Careful. Apparently you're a troll and you are making a blanket assertion that will be taken as an attack by those who disagree with you, despite the fact that it is clearly you saying it (and thus is your opinion). People get testy when a viewpoint diverges from their own.
Ha, I hear you. In much the same way I was attacking you right?
As I say, don't mind me, I stayed up too late for the release lat night and started posting nonsense. Or, at least I was hardly clear. I just find the use of language when it comes to fact, opinion and so on to be very interesting and worth discussing, so I jumped into your discussion.
I never assume anyone is a troll and to repeat myself I have no issue with your original comment. I just thought I could add something regarding the, 'Why should they have to state it outright?' issue.
Let me try to address this again. I suspect you understand what a declarative statement is, but I'll try to show that I do also (I won't bother using some definition from a textbook or wiki or anything). A declarative statement can be either (but not limited to) an assertion/statement of fact (as widely accepted eg 'Larian Studios is in Belgium') or an opinion (eg 'If done properly, controller > kb/m every single day'). This is not always a black&white distinction - the form of a declarative statement can be obvious or ambiguous and often depends on how contentious the claim is. BTW I thought your statement was clearly an opinion, though I did wonder why you would bother posting it without substantiating it, not that it really matters. Internet forums are full of unsubstantiated assertions, one more won't hurt
There is no essential reason why someone would 'have to' clarify their statement with an, 'IMHO', 'in my view', 'I believe that' etc as this wouldn't affect the truth-value of the statement, and indeed this sort of superfluous writing is discouraged in argumentative essays.

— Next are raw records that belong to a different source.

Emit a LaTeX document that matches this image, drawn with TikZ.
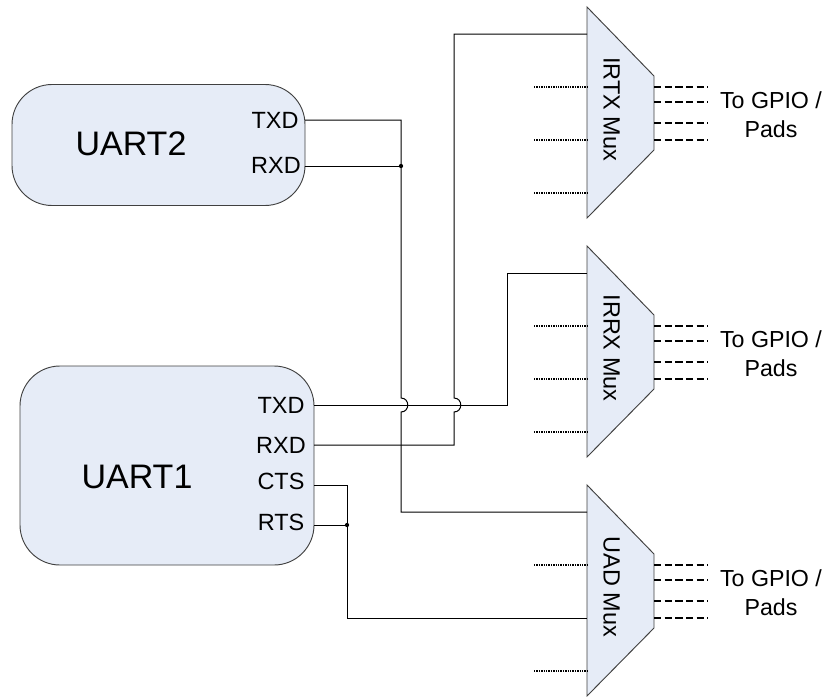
\documentclass[tikz,border=0pt]{standalone}
\usepackage{fontspec}
\setmainfont{Liberation Sans}
\definecolor{boxfill}{HTML}{E6ECF7}
\definecolor{boxline}{HTML}{404040}
\tikzset{
  uartbox/.style = {draw = boxline, line width = 0.7pt, fill = boxfill, rounded corners = 30pt, inner sep = 0pt},
  wire/.style = {line width = 0.75pt, black},
  stubline/.style = {line width = 0.8pt, dash pattern = on 1.1pt off 0.7pt},
  padline/.style = {line width = 0.8pt, dash pattern = on 5.6pt off 2.4pt},
  joint/.style = {fill = black, circle, inner sep = 0pt, minimum size = 3.2pt},
  portlabel/.style = {font = \fontsize{17.6}{17.6}\selectfont, text height = 12.6pt, text depth = 0pt, inner sep = 0pt},
  uartlabel/.style = {font = \fontsize{25.5}{25.5}\selectfont, text height = 18.3pt, text depth = 0pt, inner sep = 0pt},
  padlabel/.style = {font = \fontsize{17.4}{22}\selectfont, align = center, inner sep = 0pt},
  pics/muxblock/.style = {code = {
    \draw[draw = boxline, line width = 0.7pt, fill = boxfill] (587,7)--(654,76)--(654,150)--(587,218)--cycle;
    \node[portlabel, rotate = -90] (-name) at (612,109) {#1};
    \coordinate (-in) at (587,34);
    \coordinate (-sa) at (534,87);
    \coordinate (-ma) at (587,87);
    \coordinate (-sb) at (534,140);
    \coordinate (-mb) at (587,140);
    \coordinate (-sc) at (534,193);
    \coordinate (-mc) at (587,193);
    \draw[stubline] (-sa)--(-ma);
    \draw[stubline] (-sc)--(-mc);
    \coordinate (-oa) at (654,87);
    \coordinate (-pa) at (708,87);
    \coordinate (-ob) at (654,102);
    \coordinate (-pb) at (708,102);
    \coordinate (-oc) at (654,123);
    \coordinate (-pc) at (708,123);
    \coordinate (-od) at (654,140);
    \coordinate (-pd) at (708,140);
    \draw[padline] (-oa)--(-pa);
    \draw[padline] (-ob)--(-pb);
    \draw[padline] (-oc)--(-pc);
    \draw[padline] (-od)--(-pd);
    \node[padlabel] (-pads) at (771,115) {To GPIO /\\Pads};
  }}
}

\begin{document}
\begin{tikzpicture}[x = 0.75pt, y = -0.75pt]
\useasboundingbox (0,0) rectangle (830,696);
\node[uartbox, minimum width = 219.75pt, minimum height = 90.75pt] (uarttwo) at (158.5,145) {};
\node[uartbox, minimum width = 220.5pt, minimum height = 149.25pt] (uartone) at (167,465.5) {};
\node[uartlabel] (uarttwoname) at (131,143) {UART2};
\node[uartlabel] (uartonename) at (137,476) {UART1};
\node[portlabel] (txdtwo) at (275,120) {TXD};
\node[portlabel] (rxdtwo) at (276,165) {RXD};
\node[portlabel] (txdone) at (281,405) {TXD};
\node[portlabel] (rxdone) at (281,445) {RXD};
\node[portlabel] (ctsone) at (281,481) {CTS};
\node[portlabel] (rtsone) at (281,522) {RTS};
\pic (irtx) at (0,0) {muxblock = {IRTX Mux}};
\pic (irrx) at (0,239) {muxblock = {IRRX Mux}};
\pic (uad) at (0,478) {muxblock = {UAD Mux}};
\draw[stubline] (irtx-sb)--(irtx-mb);
\draw[stubline] (irrx-sb)--(irrx-mb);
\coordinate (tx2) at (305,120);
\coordinate (rx2) at (305,166);
\coordinate (tx1) at (314,405);
\coordinate (rx1) at (314,445);
\coordinate (cts1) at (314,485);
\coordinate (rts1) at (314,525);
\node[joint] (jointa) at (401,166) {};
\node[joint] (jointb) at (347,525) {};
\coordinate (hopa) at (401,398);
\coordinate (hopb) at (401,412);
\coordinate (hopc) at (454,398);
\coordinate (hopd) at (454,412);
\coordinate (bendc) at (507,405);
\draw[wire] (tx2) -| (hopa) .. controls (410,398) and (410,412) .. (hopb) |- (uad-in);
\draw[wire] (rx2) -- (jointa);
\draw[wire] (tx1) -- (bendc) |- (irrx-in);
\draw[wire] (rx1) -| (hopd) .. controls (463,412) and (463,398) .. (hopc) |- (irtx-in);
\draw[wire] (cts1) -| (jointb) |- (uad-mb);
\draw[wire] (rts1) -- (jointb);
\end{tikzpicture}
\end{document}
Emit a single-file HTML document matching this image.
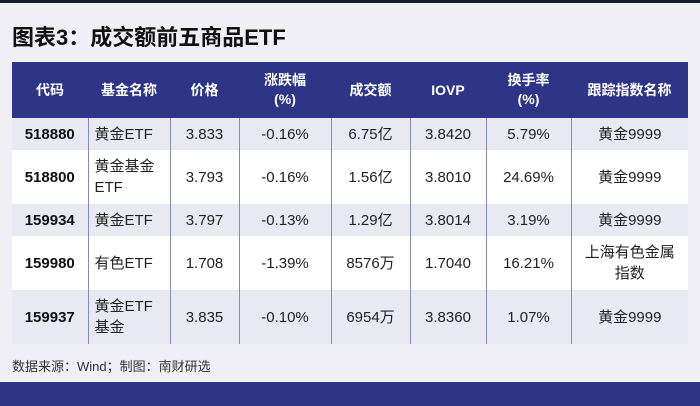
<!DOCTYPE html><html><head><meta charset="utf-8"><style>
body{margin:0;width:700px;height:406px;background:#f0eff6;position:relative;overflow:hidden;font-family:"Liberation Sans","Noto Sans CJK SC",sans-serif;}
.top{position:absolute;left:0;top:0;width:700px;height:3px;background:#1a1a2e}
.title{position:absolute;left:12px;top:20px;font-size:22px;font-weight:bold;color:#111;letter-spacing:0}
table{position:absolute;left:12px;top:62px;border-collapse:collapse;table-layout:fixed;width:676px;font-size:15px;color:#222}
th{background:#2e3587;color:#fff;font-weight:bold;height:56px;padding:0;line-height:19px;text-align:center;font-size:14px}
td{padding:0;text-align:center;line-height:21px;border-left:1px solid #7f8db5}
td:first-child{border-left:none;font-weight:bold;color:#111}
td.l{text-align:left;padding-left:6px}
tr.a td{background:#e9e9f4}
tr.b td{background:#fff}
.foot{position:absolute;left:12px;top:356px;font-size:13px;color:#333}
.bot{position:absolute;left:0;top:382px;width:700px;height:24px;background:#2e3587}
</style></head><body>
<div class="top"></div>
<div class="title">图表3：成交额前五商品ETF</div>
<table>
<colgroup><col style="width:76px"><col style="width:82px"><col style="width:69px"><col style="width:92px"><col style="width:79px"><col style="width:76px"><col style="width:85px"><col style="width:117px"></colgroup>
<tr><th>代码</th><th>基金名称</th><th>价格</th><th>涨跌幅<br>(%)</th><th>成交额</th><th>IOVP</th><th>换手率<br>(%)</th><th>跟踪指数名称</th></tr>
<tr class="a" style="height:32px"><td>518880</td><td class="l">黄金ETF</td><td>3.833</td><td>-0.16%</td><td>6.75亿</td><td>3.8420</td><td>5.79%</td><td>黄金9999</td></tr>
<tr class="b" style="height:54px"><td>518800</td><td class="l">黄金基金<br>ETF</td><td>3.793</td><td>-0.16%</td><td>1.56亿</td><td>3.8010</td><td>24.69%</td><td>黄金9999</td></tr>
<tr class="a" style="height:32px"><td>159934</td><td class="l">黄金ETF</td><td>3.797</td><td>-0.13%</td><td>1.29亿</td><td>3.8014</td><td>3.19%</td><td>黄金9999</td></tr>
<tr class="b" style="height:54px"><td>159980</td><td class="l">有色ETF</td><td>1.708</td><td>-1.39%</td><td>8576万</td><td>1.7040</td><td>16.21%</td><td>上海有色金属<br>指数</td></tr>
<tr class="a" style="height:54px"><td>159937</td><td class="l">黄金ETF<br>基金</td><td>3.835</td><td>-0.10%</td><td>6954万</td><td>3.8360</td><td>1.07%</td><td>黄金9999</td></tr>
</table>
<div class="foot">数据来源：Wind；制图：南财研选</div>
<div class="bot"></div>
</body></html>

However, I would argue that such phrases have value and can add meaning
to a statement or text. They can help differentiate between whether the author intends to state a widely accepted view or venture a contentious opinion. They can add tone and show that the author recognizes that they are addressing a contentious or delicate topic, or they may act as a disclaimer for an opinion the author does not intend to substantiate with an argument.
In informal discourse and on internet forums in particular where it can be difficult to discern tone, I find such phrases very useful. Note the prevalence of IMHO and IMO as acronyms. If nothing else, the use of these phrases can help keep things polite and forestall people 'perceiving' arrogance, as happened with you when people jumped on your initial remark ITT.